Source code of charts
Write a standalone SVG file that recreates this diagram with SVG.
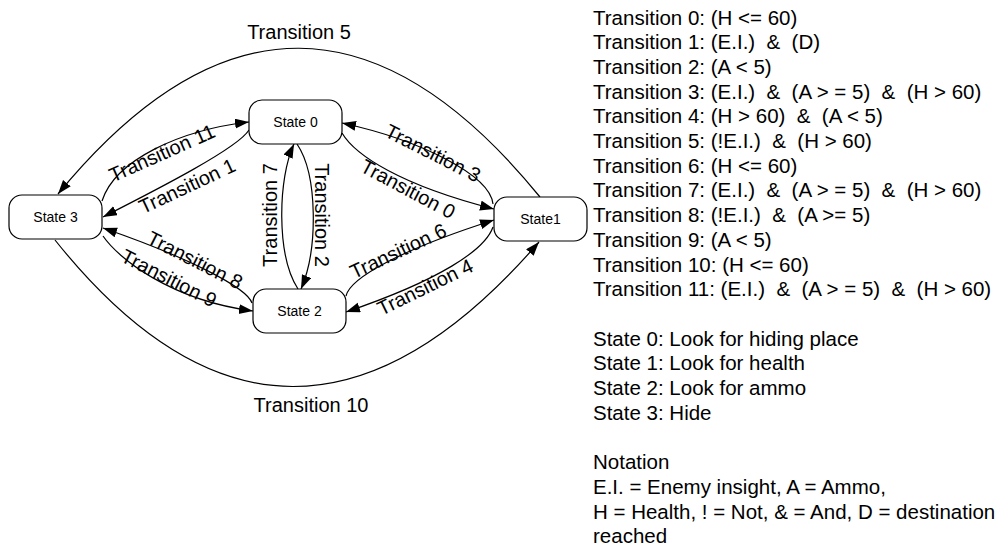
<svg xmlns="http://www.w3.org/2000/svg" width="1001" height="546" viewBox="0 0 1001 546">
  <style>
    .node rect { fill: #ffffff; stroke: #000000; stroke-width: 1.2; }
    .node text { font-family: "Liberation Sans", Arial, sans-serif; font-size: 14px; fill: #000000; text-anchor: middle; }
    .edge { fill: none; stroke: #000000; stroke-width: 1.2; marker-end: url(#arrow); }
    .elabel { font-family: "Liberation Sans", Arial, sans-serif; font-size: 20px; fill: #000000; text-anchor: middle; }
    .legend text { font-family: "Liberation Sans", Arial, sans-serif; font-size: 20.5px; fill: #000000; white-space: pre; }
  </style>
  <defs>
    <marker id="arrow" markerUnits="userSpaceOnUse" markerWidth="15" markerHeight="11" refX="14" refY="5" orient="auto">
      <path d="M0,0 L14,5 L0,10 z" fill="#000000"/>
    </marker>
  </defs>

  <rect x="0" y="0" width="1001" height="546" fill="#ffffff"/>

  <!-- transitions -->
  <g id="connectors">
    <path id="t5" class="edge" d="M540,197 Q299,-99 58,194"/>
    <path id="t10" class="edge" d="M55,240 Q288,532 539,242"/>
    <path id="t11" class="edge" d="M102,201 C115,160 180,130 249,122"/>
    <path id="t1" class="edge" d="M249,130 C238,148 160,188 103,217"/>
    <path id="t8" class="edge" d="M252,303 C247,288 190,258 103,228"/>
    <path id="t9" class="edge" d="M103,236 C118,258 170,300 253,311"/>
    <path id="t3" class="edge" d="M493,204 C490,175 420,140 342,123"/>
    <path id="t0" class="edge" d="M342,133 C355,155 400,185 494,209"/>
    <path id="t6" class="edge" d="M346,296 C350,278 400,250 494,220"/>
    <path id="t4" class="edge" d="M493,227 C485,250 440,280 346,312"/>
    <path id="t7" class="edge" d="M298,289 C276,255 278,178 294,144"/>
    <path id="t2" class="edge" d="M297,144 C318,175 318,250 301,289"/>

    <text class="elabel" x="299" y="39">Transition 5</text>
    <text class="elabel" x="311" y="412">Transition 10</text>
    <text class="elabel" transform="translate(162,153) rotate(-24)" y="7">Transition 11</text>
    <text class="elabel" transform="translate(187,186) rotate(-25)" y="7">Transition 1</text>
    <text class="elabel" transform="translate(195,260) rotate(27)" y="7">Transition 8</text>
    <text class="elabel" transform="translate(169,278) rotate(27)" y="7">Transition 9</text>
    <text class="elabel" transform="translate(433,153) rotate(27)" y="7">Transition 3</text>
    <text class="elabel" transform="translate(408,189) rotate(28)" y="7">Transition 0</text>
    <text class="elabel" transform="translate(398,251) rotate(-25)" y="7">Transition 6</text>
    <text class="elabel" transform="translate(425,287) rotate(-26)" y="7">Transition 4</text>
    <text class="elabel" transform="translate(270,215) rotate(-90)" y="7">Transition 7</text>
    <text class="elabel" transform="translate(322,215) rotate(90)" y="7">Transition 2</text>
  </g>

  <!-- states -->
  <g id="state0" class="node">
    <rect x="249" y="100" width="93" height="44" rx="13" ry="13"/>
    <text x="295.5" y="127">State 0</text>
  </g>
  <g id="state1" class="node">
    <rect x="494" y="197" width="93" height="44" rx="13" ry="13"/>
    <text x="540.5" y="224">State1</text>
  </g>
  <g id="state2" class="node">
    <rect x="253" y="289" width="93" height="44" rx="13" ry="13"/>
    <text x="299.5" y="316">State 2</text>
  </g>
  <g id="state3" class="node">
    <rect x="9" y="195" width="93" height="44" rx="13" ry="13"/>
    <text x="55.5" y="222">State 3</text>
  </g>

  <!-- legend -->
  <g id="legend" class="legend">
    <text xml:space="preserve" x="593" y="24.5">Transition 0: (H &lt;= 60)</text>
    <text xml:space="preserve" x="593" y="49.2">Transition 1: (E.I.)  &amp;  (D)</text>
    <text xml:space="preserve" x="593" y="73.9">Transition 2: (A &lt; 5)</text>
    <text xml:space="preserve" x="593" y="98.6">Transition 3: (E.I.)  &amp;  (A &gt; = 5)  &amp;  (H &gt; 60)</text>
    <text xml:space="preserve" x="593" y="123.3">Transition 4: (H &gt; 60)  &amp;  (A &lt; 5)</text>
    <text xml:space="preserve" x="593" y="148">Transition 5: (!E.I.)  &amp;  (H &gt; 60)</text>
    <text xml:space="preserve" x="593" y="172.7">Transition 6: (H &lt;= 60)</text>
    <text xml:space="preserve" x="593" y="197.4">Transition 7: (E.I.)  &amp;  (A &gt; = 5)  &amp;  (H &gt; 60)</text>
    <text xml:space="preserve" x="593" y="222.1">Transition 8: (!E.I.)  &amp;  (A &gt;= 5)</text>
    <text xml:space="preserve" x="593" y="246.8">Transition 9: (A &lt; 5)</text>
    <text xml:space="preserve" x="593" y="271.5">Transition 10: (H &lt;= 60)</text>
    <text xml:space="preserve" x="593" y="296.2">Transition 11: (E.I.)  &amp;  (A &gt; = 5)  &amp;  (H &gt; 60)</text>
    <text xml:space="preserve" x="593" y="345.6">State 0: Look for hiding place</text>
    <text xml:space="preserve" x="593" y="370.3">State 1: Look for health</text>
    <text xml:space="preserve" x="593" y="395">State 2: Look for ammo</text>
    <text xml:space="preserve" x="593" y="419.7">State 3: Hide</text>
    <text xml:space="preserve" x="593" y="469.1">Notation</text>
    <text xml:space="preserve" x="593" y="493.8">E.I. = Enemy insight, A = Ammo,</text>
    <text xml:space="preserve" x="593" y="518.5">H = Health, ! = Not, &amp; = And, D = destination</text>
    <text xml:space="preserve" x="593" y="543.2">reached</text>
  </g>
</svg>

==

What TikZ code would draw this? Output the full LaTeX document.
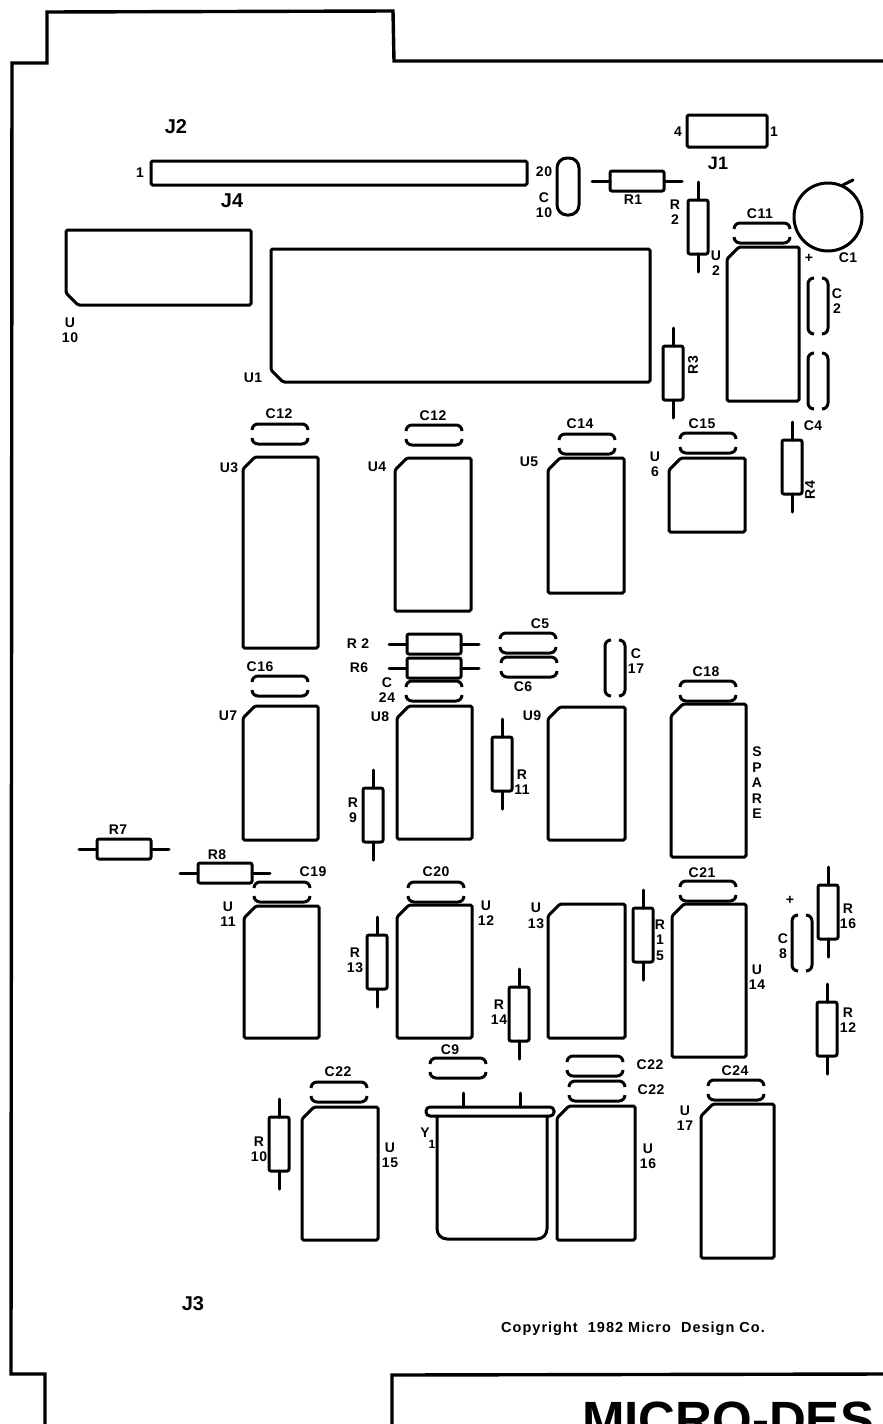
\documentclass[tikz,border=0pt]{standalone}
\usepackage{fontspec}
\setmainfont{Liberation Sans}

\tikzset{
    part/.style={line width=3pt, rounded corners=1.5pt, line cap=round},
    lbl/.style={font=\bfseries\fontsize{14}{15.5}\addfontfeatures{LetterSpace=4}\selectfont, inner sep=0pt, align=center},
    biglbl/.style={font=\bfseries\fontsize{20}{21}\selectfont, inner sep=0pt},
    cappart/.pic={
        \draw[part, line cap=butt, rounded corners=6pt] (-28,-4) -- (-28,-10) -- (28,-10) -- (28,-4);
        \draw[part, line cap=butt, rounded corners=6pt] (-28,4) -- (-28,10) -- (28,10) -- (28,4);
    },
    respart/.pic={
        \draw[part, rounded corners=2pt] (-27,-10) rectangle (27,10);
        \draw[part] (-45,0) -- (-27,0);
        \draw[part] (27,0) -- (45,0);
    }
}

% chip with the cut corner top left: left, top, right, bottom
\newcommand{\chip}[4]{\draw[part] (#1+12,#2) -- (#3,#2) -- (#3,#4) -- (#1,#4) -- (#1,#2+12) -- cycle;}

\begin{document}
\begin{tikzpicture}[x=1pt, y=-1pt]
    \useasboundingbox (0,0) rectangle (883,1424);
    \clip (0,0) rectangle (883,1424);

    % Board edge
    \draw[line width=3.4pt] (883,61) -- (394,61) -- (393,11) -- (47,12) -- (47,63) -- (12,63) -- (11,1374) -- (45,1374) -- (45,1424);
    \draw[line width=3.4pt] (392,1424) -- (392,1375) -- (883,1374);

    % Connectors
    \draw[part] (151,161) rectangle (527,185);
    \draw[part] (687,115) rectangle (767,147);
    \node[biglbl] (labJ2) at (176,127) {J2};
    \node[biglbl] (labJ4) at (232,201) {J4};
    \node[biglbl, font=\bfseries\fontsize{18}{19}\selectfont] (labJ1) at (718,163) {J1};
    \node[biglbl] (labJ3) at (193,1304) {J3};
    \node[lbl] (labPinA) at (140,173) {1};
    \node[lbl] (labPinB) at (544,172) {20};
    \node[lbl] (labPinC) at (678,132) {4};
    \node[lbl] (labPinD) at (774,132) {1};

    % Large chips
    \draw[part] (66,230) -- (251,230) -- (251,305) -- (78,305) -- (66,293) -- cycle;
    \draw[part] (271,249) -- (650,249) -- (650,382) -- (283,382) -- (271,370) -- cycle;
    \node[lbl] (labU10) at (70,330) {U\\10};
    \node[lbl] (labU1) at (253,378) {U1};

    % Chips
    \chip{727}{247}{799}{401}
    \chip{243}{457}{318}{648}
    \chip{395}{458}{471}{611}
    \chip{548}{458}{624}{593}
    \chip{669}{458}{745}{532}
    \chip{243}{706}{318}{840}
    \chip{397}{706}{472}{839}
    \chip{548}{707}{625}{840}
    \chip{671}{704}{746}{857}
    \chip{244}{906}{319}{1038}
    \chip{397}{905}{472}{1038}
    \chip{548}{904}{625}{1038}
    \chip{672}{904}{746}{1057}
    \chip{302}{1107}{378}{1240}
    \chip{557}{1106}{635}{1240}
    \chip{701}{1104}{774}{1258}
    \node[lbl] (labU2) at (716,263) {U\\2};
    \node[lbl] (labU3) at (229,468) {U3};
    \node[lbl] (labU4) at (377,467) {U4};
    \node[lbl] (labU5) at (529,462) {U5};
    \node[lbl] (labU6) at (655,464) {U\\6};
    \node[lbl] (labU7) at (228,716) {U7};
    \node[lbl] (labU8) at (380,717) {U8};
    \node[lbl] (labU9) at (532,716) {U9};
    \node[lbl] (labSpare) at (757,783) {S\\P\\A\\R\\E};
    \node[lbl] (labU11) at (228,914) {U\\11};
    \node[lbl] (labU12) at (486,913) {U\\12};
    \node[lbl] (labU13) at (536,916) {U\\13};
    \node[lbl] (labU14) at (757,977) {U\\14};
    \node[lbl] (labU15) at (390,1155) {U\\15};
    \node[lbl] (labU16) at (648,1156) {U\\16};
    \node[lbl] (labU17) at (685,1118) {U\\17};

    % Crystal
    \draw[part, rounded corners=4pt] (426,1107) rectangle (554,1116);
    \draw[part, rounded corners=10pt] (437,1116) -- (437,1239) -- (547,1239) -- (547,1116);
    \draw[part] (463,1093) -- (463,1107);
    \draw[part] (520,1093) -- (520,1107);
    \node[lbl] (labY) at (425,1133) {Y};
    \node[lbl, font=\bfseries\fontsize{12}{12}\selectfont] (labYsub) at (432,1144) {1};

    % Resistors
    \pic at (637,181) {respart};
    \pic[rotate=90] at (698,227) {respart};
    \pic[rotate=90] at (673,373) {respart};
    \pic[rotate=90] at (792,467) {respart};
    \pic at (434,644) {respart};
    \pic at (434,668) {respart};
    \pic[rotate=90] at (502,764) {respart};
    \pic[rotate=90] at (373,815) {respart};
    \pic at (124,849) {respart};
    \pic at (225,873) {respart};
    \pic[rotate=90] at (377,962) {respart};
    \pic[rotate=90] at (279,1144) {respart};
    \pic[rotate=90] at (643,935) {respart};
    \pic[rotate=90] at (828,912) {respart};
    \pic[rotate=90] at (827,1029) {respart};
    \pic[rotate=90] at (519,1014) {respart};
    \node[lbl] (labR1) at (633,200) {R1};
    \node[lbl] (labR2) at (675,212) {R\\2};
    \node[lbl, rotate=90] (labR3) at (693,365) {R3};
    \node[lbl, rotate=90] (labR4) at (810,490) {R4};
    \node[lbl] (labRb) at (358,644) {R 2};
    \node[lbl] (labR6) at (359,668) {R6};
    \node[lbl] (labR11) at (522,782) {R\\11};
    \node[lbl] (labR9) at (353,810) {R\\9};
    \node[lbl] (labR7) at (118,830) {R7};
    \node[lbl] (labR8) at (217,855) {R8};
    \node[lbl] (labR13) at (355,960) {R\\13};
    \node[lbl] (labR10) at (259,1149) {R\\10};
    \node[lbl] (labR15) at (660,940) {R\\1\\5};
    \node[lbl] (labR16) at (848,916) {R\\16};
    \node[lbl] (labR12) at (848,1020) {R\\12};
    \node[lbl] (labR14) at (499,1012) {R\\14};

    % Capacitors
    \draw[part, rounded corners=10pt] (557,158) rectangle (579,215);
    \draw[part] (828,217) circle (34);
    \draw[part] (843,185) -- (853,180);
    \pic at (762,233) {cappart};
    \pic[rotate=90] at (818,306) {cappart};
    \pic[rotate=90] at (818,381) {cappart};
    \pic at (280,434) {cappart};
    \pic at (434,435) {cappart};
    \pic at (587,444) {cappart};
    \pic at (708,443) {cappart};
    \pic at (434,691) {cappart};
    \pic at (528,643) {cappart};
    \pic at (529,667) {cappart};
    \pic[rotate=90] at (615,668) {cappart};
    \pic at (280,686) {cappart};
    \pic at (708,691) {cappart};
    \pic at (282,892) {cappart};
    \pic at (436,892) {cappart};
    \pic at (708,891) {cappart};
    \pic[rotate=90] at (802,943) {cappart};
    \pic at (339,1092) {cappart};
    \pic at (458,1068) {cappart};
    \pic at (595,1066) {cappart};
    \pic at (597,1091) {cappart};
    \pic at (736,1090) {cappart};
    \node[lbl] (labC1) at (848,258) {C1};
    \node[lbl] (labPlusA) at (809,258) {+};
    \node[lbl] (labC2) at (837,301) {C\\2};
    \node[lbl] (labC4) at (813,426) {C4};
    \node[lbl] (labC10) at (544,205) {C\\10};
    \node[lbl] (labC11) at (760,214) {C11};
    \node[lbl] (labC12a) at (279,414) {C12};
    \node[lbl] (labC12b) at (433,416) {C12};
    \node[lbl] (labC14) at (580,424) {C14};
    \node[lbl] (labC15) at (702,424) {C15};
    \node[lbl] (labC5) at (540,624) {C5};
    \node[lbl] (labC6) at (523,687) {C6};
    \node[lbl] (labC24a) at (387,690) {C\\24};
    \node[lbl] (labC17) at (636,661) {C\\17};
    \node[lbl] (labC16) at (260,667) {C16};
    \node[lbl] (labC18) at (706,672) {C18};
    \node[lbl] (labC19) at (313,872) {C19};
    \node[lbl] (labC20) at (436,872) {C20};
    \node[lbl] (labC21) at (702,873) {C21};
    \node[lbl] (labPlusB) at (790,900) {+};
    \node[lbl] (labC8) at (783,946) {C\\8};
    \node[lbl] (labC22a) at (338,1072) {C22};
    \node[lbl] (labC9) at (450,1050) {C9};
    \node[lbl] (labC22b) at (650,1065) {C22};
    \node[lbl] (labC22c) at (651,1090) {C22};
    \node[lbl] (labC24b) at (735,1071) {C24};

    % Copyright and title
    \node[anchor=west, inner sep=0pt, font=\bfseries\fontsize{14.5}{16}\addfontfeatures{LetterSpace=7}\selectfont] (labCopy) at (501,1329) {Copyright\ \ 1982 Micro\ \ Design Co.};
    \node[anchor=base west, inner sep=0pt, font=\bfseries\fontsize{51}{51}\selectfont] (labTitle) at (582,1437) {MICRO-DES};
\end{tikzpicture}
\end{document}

:: Exercise task ::
In the listing above, find the line containing "What TikZ code" and the line containing "(392,1375) -- (883,1374);", then return both of them and every line between, exactly, without pictures.

:: The answer ::
What TikZ code would draw this? Output the full LaTeX document.
\documentclass[tikz,border=0pt]{standalone}
\usepackage{fontspec}
\setmainfont{Liberation Sans}

\tikzset{
    part/.style={line width=3pt, rounded corners=1.5pt, line cap=round},
    lbl/.style={font=\bfseries\fontsize{14}{15.5}\addfontfeatures{LetterSpace=4}\selectfont, inner sep=0pt, align=center},
    biglbl/.style={font=\bfseries\fontsize{20}{21}\selectfont, inner sep=0pt},
    cappart/.pic={
        \draw[part, line cap=butt, rounded corners=6pt] (-28,-4) -- (-28,-10) -- (28,-10) -- (28,-4);
        \draw[part, line cap=butt, rounded corners=6pt] (-28,4) -- (-28,10) -- (28,10) -- (28,4);
    },
    respart/.pic={
        \draw[part, rounded corners=2pt] (-27,-10) rectangle (27,10);
        \draw[part] (-45,0) -- (-27,0);
        \draw[part] (27,0) -- (45,0);
    }
}

% chip with the cut corner top left: left, top, right, bottom
\newcommand{\chip}[4]{\draw[part] (#1+12,#2) -- (#3,#2) -- (#3,#4) -- (#1,#4) -- (#1,#2+12) -- cycle;}

\begin{document}
\begin{tikzpicture}[x=1pt, y=-1pt]
    \useasboundingbox (0,0) rectangle (883,1424);
    \clip (0,0) rectangle (883,1424);

    % Board edge
    \draw[line width=3.4pt] (883,61) -- (394,61) -- (393,11) -- (47,12) -- (47,63) -- (12,63) -- (11,1374) -- (45,1374) -- (45,1424);
    \draw[line width=3.4pt] (392,1424) -- (392,1375) -- (883,1374);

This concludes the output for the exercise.